Content & CreativeBrand Founders3 min read11 November 2025

The Content Treadmill: Why Beauty Brands Are Burning Out Their Teams

Posting twice daily across 4+ platforms, spending £20-30k monthly on agencies, and still not knowing what converts.

I had a call last month with a skincare founder who was close to tears. Her team of three was producing 60 pieces of content per week across Instagram, TikTok, YouTube Shorts, Pinterest, and LinkedIn. They were spending £25k a month with an agency for the "hero" content. And when I asked her which posts were actually driving sales, she went quiet.

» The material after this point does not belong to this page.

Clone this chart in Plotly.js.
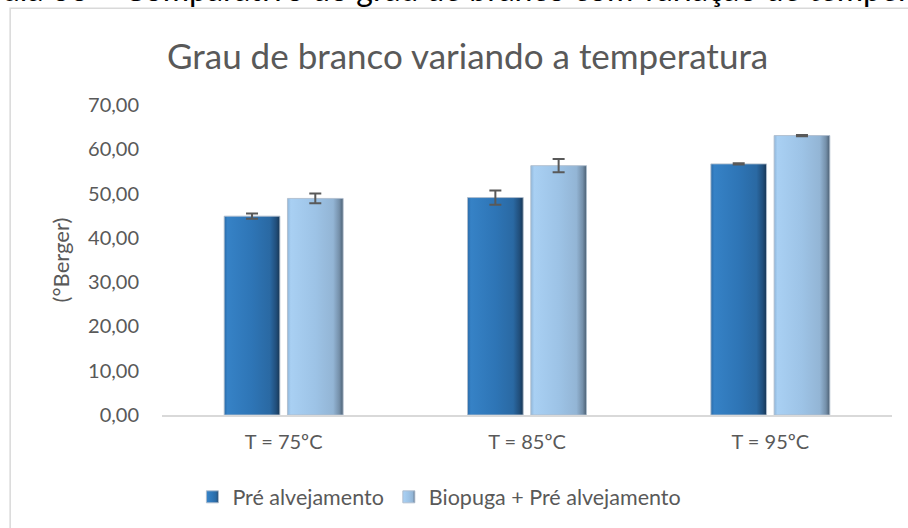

This is the content treadmill, and nearly every beauty brand I speak to is stuck on it.

How we got here

The platforms did this to us. Algorithm changes punished brands that posted inconsistently. The rise of short-form video meant every piece of content had a shorter shelf life. And the "always on" mentality became gospel - if you're not posting, you're disappearing.

So brands staffed up. They hired social media managers, videographers, and copywriters. They outsourced to agencies. They built content calendars that would make a newspaper editor weep. And most of them have no idea what's working.

The real cost isn't money - it's attention

Yes, £20-30k a month on content production is painful. But the bigger cost is what it does to your team. When your marketing lead is spending 80% of their time managing content production, they're not thinking about strategy. They're not analysing what converts. They're not building the brand.

I've seen founding teams where every meeting is about content deadlines. Product development stalls. Retail relationships get neglected. The business becomes a content factory that happens to sell skincare.

Volume without insight is just noise

Here's the uncomfortable truth: most beauty brands are producing five times more content than they need, and none of it is informed by performance data.

They post a Reel. It gets 12,000 views. They call it a success. But did anyone buy? Did it drive email signups? Did it shift brand perception in any measurable way? Usually, nobody knows.

Meanwhile, the post that got 800 views might have driven 40 purchases - but it's buried in the feed and never repeated because it "underperformed."

What the smart brands are doing instead

The brands getting off this treadmill share three habits:

They test before they invest. Instead of producing one polished piece, they create 10-15 rough variations and test them with small spend. The winner gets the production budget.

They repurpose ruthlessly. One hero shoot becomes 30+ assets - stills, carousels, short clips, quote cards, email banners. Not through lazy cropping, but through intentional planning at the shoot stage.

They automate the repeatable. Product-on-white imagery, ingredient callouts, review roundups, restock announcements - these don't need a creative director. They need a system.

The path forward

Getting off the treadmill doesn't mean posting less. It means producing smarter. It means knowing which of your 60 weekly posts actually matter, and building systems so the rest don't consume your team's energy.

Your team shouldn't be burning out to feed an algorithm. They should be building a brand.

Most beauty brands are producing five times more content than they need, and none of it is informed by performance data.